Wednesday, January 30, 2008

I can't think of a witty title...

When looking for a particular media theory to write about for this week, I was struck with Jean Baudrillard's opening line of "Requiem for the Media": 

"There is no theory of the media" (278)

Baudrillard is writing in the context of McLuhan and Enzensberger's ideas about media and theory, which makes this statement somewhat puzzling. Buadrillard perhaps offers evidence for this claim by explaining the relationship between the media and ideology. Maybe Baudrillard meant that the theories of others such as McLuhan are flawed; in the process of trying to prove that theory doesn't exist, I think he ultimately creates his own theory (even if it is a sort of "anti-theory").

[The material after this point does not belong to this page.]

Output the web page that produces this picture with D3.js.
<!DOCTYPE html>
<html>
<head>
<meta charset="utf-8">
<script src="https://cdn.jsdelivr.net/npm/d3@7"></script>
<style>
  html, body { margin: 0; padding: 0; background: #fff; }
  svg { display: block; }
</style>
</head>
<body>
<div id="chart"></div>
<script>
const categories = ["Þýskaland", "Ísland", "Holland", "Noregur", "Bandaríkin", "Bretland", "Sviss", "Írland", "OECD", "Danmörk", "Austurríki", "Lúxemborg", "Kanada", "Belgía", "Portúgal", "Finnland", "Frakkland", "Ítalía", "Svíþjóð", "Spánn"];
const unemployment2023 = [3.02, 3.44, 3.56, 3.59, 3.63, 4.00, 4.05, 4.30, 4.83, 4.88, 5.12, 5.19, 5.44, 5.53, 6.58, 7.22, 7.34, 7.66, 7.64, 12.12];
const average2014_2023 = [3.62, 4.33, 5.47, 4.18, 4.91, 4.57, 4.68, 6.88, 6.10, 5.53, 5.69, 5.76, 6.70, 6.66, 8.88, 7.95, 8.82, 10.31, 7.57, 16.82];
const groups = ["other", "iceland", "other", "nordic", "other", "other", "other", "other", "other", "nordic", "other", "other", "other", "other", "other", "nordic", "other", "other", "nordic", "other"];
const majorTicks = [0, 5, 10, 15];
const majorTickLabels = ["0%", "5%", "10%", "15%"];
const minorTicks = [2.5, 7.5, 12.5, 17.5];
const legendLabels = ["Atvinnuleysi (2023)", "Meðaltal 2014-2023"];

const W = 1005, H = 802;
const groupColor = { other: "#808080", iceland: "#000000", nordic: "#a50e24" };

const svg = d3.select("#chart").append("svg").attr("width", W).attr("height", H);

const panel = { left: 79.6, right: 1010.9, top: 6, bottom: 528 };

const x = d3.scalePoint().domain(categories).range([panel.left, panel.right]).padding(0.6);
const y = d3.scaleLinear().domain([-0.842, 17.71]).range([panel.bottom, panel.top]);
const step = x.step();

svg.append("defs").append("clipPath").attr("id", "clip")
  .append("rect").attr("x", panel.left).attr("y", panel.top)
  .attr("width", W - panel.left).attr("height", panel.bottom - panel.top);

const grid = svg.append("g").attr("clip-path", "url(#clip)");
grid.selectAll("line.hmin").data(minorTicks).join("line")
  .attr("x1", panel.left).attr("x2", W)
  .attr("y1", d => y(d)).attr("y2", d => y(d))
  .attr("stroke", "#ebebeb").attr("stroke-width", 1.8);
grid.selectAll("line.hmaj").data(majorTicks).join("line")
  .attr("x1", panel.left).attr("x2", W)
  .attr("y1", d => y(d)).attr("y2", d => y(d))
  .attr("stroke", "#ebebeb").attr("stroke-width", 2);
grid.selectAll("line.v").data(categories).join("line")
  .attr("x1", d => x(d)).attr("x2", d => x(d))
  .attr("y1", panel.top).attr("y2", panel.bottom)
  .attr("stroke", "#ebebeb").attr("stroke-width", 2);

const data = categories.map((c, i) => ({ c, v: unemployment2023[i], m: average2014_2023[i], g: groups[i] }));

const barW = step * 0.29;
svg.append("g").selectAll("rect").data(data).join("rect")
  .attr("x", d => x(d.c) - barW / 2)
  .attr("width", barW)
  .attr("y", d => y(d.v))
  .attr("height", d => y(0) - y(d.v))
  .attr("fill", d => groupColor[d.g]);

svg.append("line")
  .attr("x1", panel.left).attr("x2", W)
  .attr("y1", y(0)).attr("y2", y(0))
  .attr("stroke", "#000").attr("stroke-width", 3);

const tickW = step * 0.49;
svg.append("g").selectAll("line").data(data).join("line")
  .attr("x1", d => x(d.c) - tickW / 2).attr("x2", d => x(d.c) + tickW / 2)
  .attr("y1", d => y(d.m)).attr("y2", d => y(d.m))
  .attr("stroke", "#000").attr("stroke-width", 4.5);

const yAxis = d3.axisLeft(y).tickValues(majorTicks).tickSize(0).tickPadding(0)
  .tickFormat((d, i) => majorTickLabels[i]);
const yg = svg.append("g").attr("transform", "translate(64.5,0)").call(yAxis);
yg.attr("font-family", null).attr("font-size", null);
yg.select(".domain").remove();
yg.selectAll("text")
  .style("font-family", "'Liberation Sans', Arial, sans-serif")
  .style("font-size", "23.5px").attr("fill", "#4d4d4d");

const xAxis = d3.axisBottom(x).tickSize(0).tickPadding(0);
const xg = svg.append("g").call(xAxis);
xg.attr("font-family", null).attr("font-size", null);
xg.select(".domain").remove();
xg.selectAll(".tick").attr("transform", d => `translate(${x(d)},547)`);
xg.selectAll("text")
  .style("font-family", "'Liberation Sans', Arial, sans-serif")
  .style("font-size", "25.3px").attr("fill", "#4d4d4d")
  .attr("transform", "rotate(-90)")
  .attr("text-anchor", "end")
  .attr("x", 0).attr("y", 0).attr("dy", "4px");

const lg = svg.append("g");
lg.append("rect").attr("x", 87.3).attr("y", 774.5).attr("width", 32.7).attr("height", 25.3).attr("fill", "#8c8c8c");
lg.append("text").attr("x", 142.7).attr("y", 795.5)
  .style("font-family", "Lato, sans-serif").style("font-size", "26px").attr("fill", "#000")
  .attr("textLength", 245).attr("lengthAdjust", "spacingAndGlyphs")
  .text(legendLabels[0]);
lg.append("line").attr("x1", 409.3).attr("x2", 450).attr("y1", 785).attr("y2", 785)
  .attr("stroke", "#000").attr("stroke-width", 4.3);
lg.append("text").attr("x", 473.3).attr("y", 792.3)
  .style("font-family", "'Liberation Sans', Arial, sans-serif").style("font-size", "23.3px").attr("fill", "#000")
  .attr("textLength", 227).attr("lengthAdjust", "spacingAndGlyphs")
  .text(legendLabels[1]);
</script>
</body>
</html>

 For example, he revises McLuhan's idea that the medium is the message by explaining that "the essential Medium is the Model. What is mediatized is not what comes off the daily press, our of the tube, or on the radio: it is what is reinterpreted by the sign form, articulated into models, and administered by the code" (283). While I think that Baudrillard successfully adapts McLuhan's and Enzensberger's ideas for his own view, I had trouble understanding some of his ideas and actually wrote "...none of this is really making any sense to me..." in my notes.

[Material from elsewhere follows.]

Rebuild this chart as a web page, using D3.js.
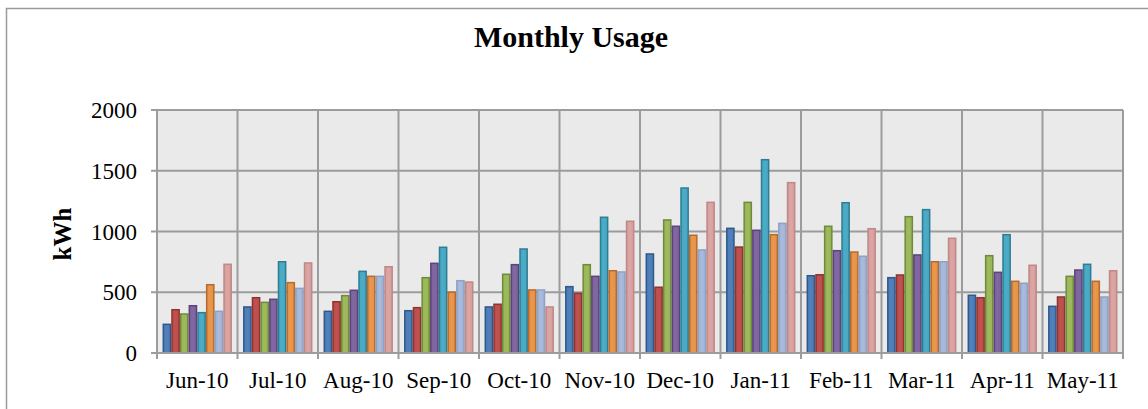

I found the last article, "The End of Books" by Robert Coover to be the most interesting (probably because it was short). When Coover talks about students using computers to write documents as leading to the end of books, I thought about my personal dependence on my laptop. When I was an undergraduate I had to have a hardcopy of everything I read so that I could write on the document. Electronic texts bothered me because I felt distanced from them. As a graduate student (who has to pay for printing) I quickly adapted to reading articles online and now I prefer it. I like being able to carry only my computer with me and have all my notes for my classes on my jump drive or desktop. I enjoy the quickness of copy-and-paste as opposed to physically organizing hard copies of documents in order to see connections. I think that perhaps Coover meant that through hyperfiction (allowing the reader to get something different out of a text each time they encounter it) paper books will become obsolete, but I took it to mean that people simply won't have any use for physical books (except as a novelty): electronic copies will take their place. 

As a side note...
I also enjoyed what Coover said about writing students being ultra-conservative and his description of how some students freaked out at the idea of not having any structure/guidelines for their writing and attempted to create hyper versions of traditional structures. I am fully aware that I am that type of student, as I am further discovering while contemplating my New Media project...

4 comments:

policy said...

I agree that Buadrillard at least begins to form his own theory on Media. He keeps coming back to the encoder and decoder/ producer/consumer etc and a power balance or relationship between the two. From what I understood He sees the encoder's power growing with mass media because the decoders ability to respond is limited. I guess I am not sure I understood this article all that well, but that was what I gathered from what I read.

Sportet said...

Ultra-conservative English majors? Is that an oxymoron? On a serious note, I don't think Baudrillard is trying to create a New Media theory as much as demonstrate that the media is still to grounded in old structures to necessitate new ideologies. He says, "changing the content of the message serves no purpose; it is necessary to modify the reading codes . . ." The conclusion of the articles seems to suggest that as long as we are just emulating old practices, print etc. with new media we can just keep using the old communication theories.

policy said...

While I would agree that Bualdrillard is not attempting to create his own thoery, I believe he is beginning the process of creating a new theory. Just like we will always need to reference the old when creating the new, old theories will be applied to new mediums. BUT they will need to be altered to fit the new mediums, which will lead to the formation of new theories from the old. So by insisting that there is no theory of media he is opening the door for new theories. So Stephen I guess I agree with you but I don't agree with you.

Doc Mara said...

Baudrillard sees possibilities, buy only tangentially. The mention of the vandalism on the billboard shows a type of response that recognizes that the "decoder" is really not just a "decoder." These moments of resistance open up the possibility that speaker and hearer/reader/viewer can BOTH decide to keep the possibility of action open to the act of communication. You don't just get to agree or disagree. Real change outside of the boundaries of the communication "rules" are possible.